Estimated savings and benefits

Exempting additional categories of aid from prior notification is a major simplification, which facilitates a quick implementation of such measures by Member States, where conditions limiting the distortion of competition in the Single Market are met.

The categories national funds are those relating to:

1. Financing and investment operations supported by the InvestEU Fund;

2. Research, Development and Innovation (RD&I) projects having received a “Seal of Excellence” under Horizon 2020 or Horizon Europe, as well as co-funded research and development projects or Teaming actions under Horizon 2020 or Horizon Europe;

3. European Territorial Cooperation (ETC) projects, also known as Interreg.

REFIT Platform

In its opinion V.8.a on state Aid and ESIF, the REFIT Platform recognized the concerns relating to cohesion rules and state aid rules and concurs that the combination of State aid rules and other legal or financial instruments, such as the ESI-funds, can possibly cause unnecessary administrative burdens.

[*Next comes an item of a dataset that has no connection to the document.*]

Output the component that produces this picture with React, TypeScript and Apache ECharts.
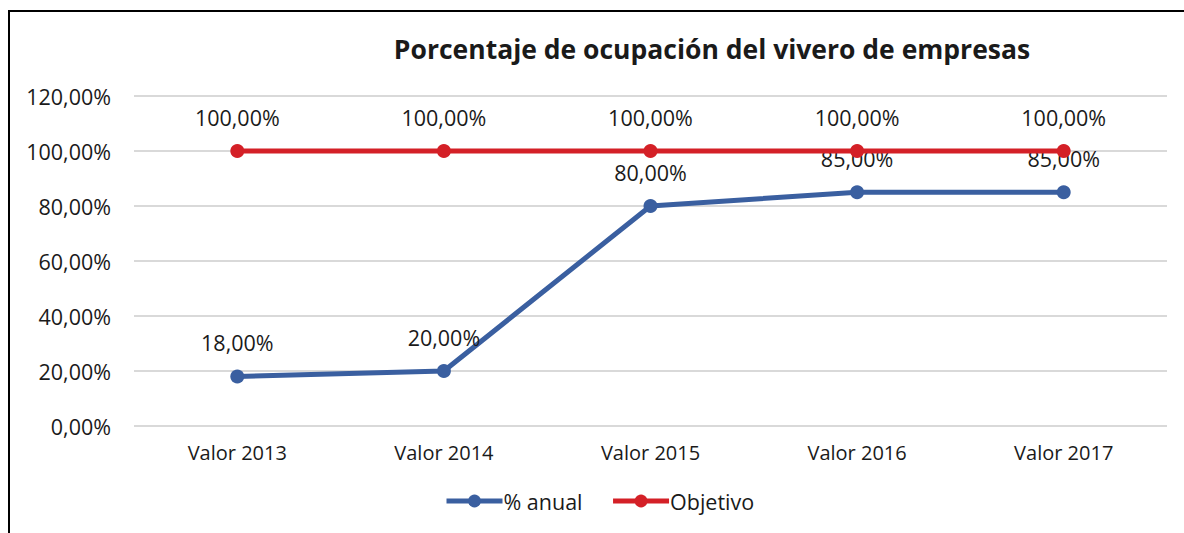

The REFIT Platform suggested that the European Commission takes adequate notice of the complexity and discouragement in ESIF funded projects. The Stakeholder group also acknowledged the Commission’s ambition to address the possible interconnection of State aid and other instruments as per quote in the MFF 2021-2027 proposal “to simplify and streamline State aid rules to make it easier to link up instruments from the EU budget with national funding”.